The Independent also reported that Hackstaff-Gessler was representing the pro-oil-and-gas dirty-tricks group Western Tradition Partnership in the group’s work this past election. Hackstaff-Gessler registered Western Tradition Partnership sub-group Western Tradition Partnership Education Fund, the group behind campaign attack mailers that targeted Democratic state Sen. Gail Schwartz. The group never properly disclosed its role in creating and distributing the mailer.
As the Independent reported earlier, Hackstaff-Gessler also defended the man behind Western Tradition Partnership, Scott Shires, in a case where Shires failed to file electioneering communications reports for a group called the Colorado League of Taxpayers that campaigned on behalf of pro-oil and gas Republicans in the 2008 Garfield County commissioner’s race. A judge fined the Colorado League of Taxpayers more than $7,000 in that case. That fine – still unpaid – now tallies more than $8,000.
Hoping for the best
The story about Gessler’s plans to moonlight broke on Friday and the media has delivered a steady stream of stories on the subject ever since. The public seems to be weighing in against Gessler’s plan and the web of legal confidentiality agreements that would shield the details of the work he does for Hackstaff as he serves out his term as Secretary of State.

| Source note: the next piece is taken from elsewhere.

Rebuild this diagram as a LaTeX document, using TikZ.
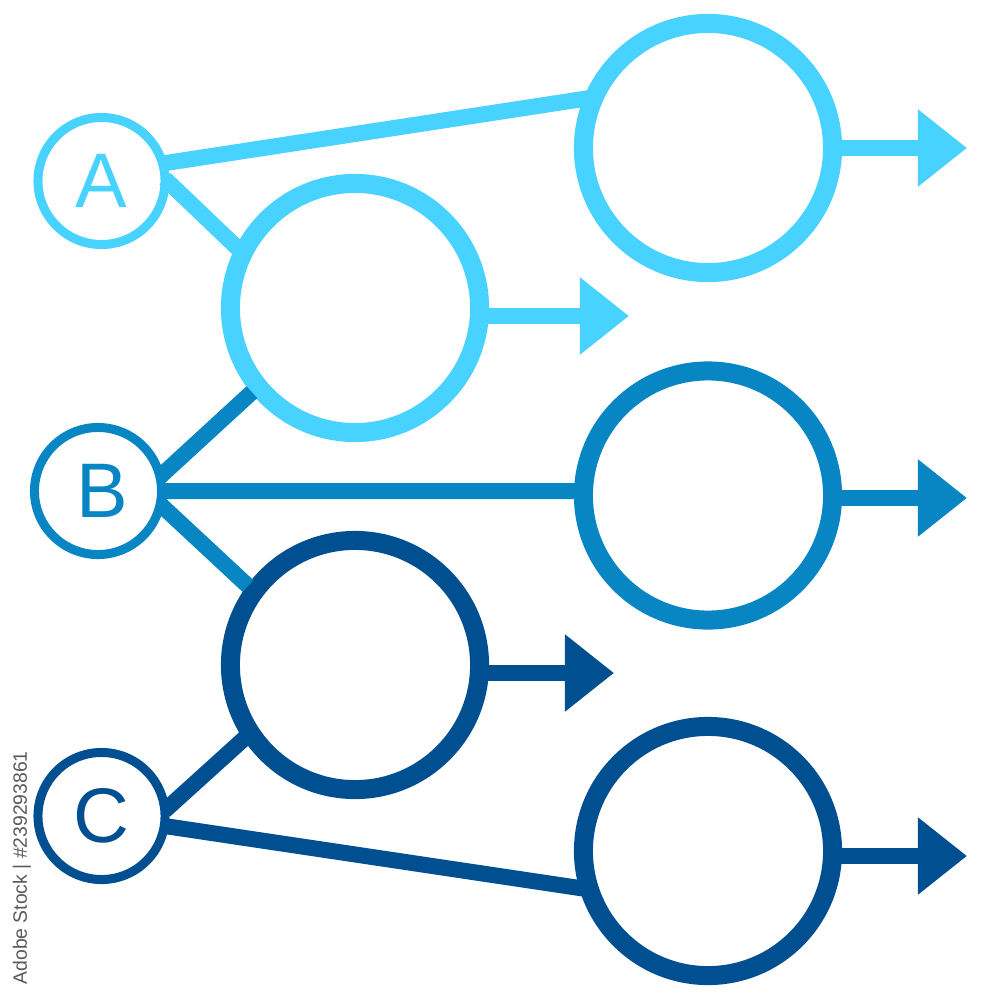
\documentclass[tikz,border=0pt]{standalone}
\usepackage{fontspec}
\setmainfont{Liberation Sans}
\usetikzlibrary{arrows.meta}
\definecolor{cA}{HTML}{48D2FF}
\definecolor{cB}{HTML}{0786C3}
\definecolor{cC}{HTML}{004F91}
\tikzset{
  x=0.01cm,y=-0.01cm,
  small/.style={circle,draw,line width=0.09cm,minimum size=1.27cm,inner sep=0pt,outer sep=0pt,font=\fontsize{22}{24}\selectfont},
  big/.style={circle,draw,line width=0.19cm,minimum size=2.49cm,inner sep=0pt,outer sep=0pt},
  link/.style={line width=0.16cm},
  under/.style={shorten >=0.085cm},
  outarrow/.style={line width=0.16cm,-{Triangle[length=0.49cm,width=0.74cm]}},
  stamp/.style={rotate=90,anchor=west,inner sep=0pt,text=black!65,font=\fontsize{5.5}{6}\selectfont}
}
\begin{document}
\begin{tikzpicture}
\useasboundingbox (0,0) rectangle (1000,1000);
\fill[white] (0,0) rectangle (1000,1000);
\node[small,draw=cA,text=cA] (A) at (101.5,181) {A};
\node[small,draw=cB,text=cB] (B) at (98,491) {\hspace{0.08cm}B};
\node[small,draw=cC,text=cC] (C) at (101.5,816) {C};
\node[big,draw=cA] (c1) at (708,148) {};
\node[big,draw=cA] (c2) at (355,308) {};
\node[big,draw=cB] (c3) at (708,495.5) {};
\node[big,draw=cC] (c4) at (355,665) {};
\node[big,draw=cC] (c5) at (708,851) {};
\coordinate (t1) at (967,148);
\coordinate (t2) at (629,316);
\coordinate (t3) at (967,498);
\coordinate (t4) at (614,673);
\coordinate (t5) at (967,856);
\draw[link,cA] (A.16) -- (c1.156);
\draw[link,cA] (A.2) -- (c2.154);
\draw[link,cB,under] (B.13) -- (c2.219);
\draw[link,cB] (B.0) -- (c3.178);
\draw[link,cB,under] (B.-12) -- (c4.144);
\draw[link,cC] (C.5) -- (c4.213);
\draw[link,cC] (C.-9) -- (c5.198);
\draw[outarrow,cA] (c1.east |- t1) -- (t1);
\draw[outarrow,cA] (c2.east |- t2) -- (t2);
\draw[outarrow,cB] (c3.east |- t3) -- (t3);
\draw[outarrow,cC] (c4.east |- t4) -- (t4);
\draw[outarrow,cC] (c5.east |- t5) -- (t5);
\node[stamp] (id) at (22,985) {Adobe Stock | \#239293861};
\end{tikzpicture}
\end{document}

Liberal activist group ProgressNow initiated an email petition campaign over the weekend and by Monday it had gathered 2,600 signatures.
Gessler has signaled he may be rethinking the plan. He said his wife might have to get a job to help make ends meet.
“At this point I am frankly hoping that he realizes that this is a terrible mistake and that, if he needs a second income, then to at least get it in something that is not an inherent conflict,” said Carroll.
“I think that this has clearly put everybody on notice of what the responsibilities of the secretary of state office are and what [candidate] disclosures are necessary prior to an election.”